Find the Distribution of W-Z

Question

I'm currently stuck on the following question: We are told that $W,Z$~$N(0,1)$ (ie they are distributed by the standard normal curve) and are independent

Find the Distribution of Y=W-Z

This is my attempt:

$E(e^{t(w-z)}) =E(e^{tw}e^{-tz}) = E(e^{tw})E(e^{-tz})$ (from independence)
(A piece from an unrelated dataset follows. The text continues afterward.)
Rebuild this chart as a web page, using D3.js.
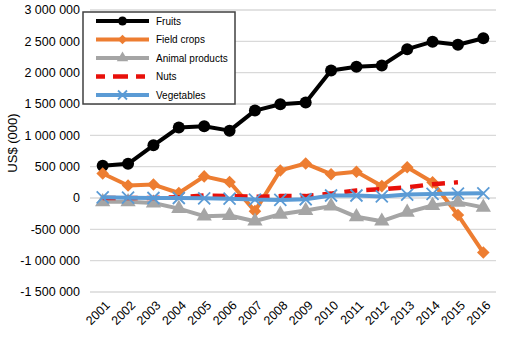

It can be shown that the mgf of the standard normal = $e^{\frac{t^2}{2}}$ so $m_{w-z}(w-z) =e^{\frac{t^2}{2}}e^{\frac{-t^2}{2}} =1 $

I can't figure out what type of distribution has an mgf of 1? Where have I made a mistake?

Answer 1

It can be shown that the mgf of the standard normal = $e^{\frac{t^2}{2}}$ so $m_{w-z}(w-z) =e^{\frac{-t^2}{2}}e^{\frac{-t^2}{2}} =1 $

It can be shown that the mgf of the standard normal random variable, such as $Z$ is: $\mathsf M_Z(t) = e^{\frac{t^2}{2}}$ so $$\mathsf M_{W-Z}(t) ~{=\mathsf M_W(t)\,\mathsf M_{-Z}(t) \\=e^{\frac{t^2}{2}}e^{\frac{t^2}{2}} \\= e^{t^2} \\= \mathsf M_{Z}(\pm t\surd 2) \\ = \mathsf E (e^{\pm tZ\surd 2})}$$

Now... What does that mean?